What to do when Dad has stopped answering the phone

If your usual ways of checking in have stopped working, here is a calm checklist for what to try and when to act.

It's a strange feeling. You ring Dad like you do every Tuesday and it just rings out. You try later, same thing. He's probably asleep, or in the garden, or has the telly on too loud. You tell yourself that.

By the third missed call your stomach has turned. You are at work. You don't know whether to keep ringing, ask a neighbour, or get in the car.

If you've had this exact afternoon, this is a calm guide to what to try, in what order, and when to escalate.

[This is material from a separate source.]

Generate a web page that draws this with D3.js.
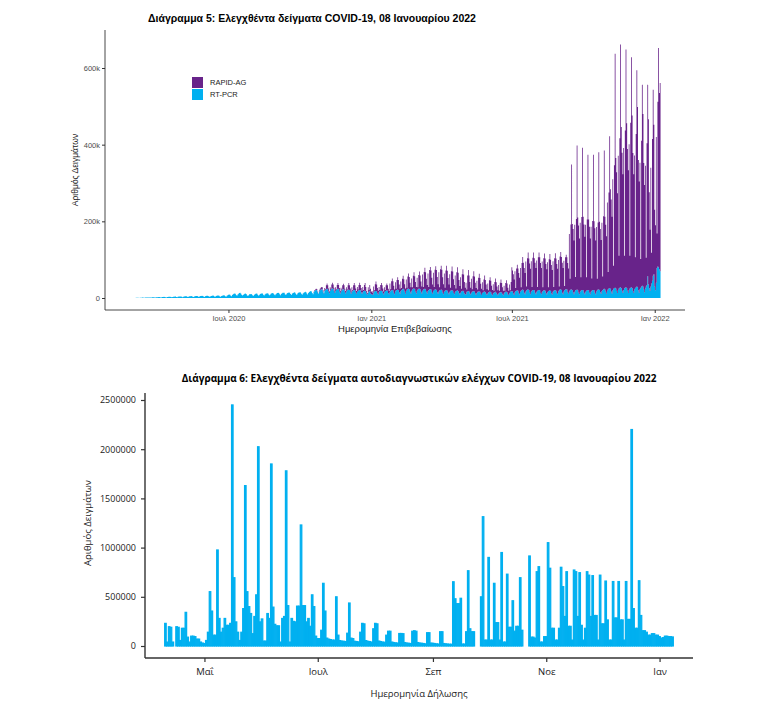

Step 1: rule out the obvious

Most of the time, there's a simple reason. Phone on silent. Charger unplugged. Hearing aid out. Visitor in. Don't skip these — they're the answer eight or nine times out of ten.

  • Try a different number — landline if you usually call mobile, or vice versa.
  • Send a text. Some older parents look at texts but won't always pick up calls.
  • Try video call if they have it set up. Sometimes they ignore audio because they think it's spam.

Step 2: ask a neighbour, if you have one

If you have a neighbour's number, this is the cheapest, lowest-stress check available. "Could you knock and just check Dad's okay?" Most people are happy to. Save your neighbour's number now if you don't have it.

Tip: keep that number where you can find it under stress. In a contact called "Dad's neighbour" so you don't have to think.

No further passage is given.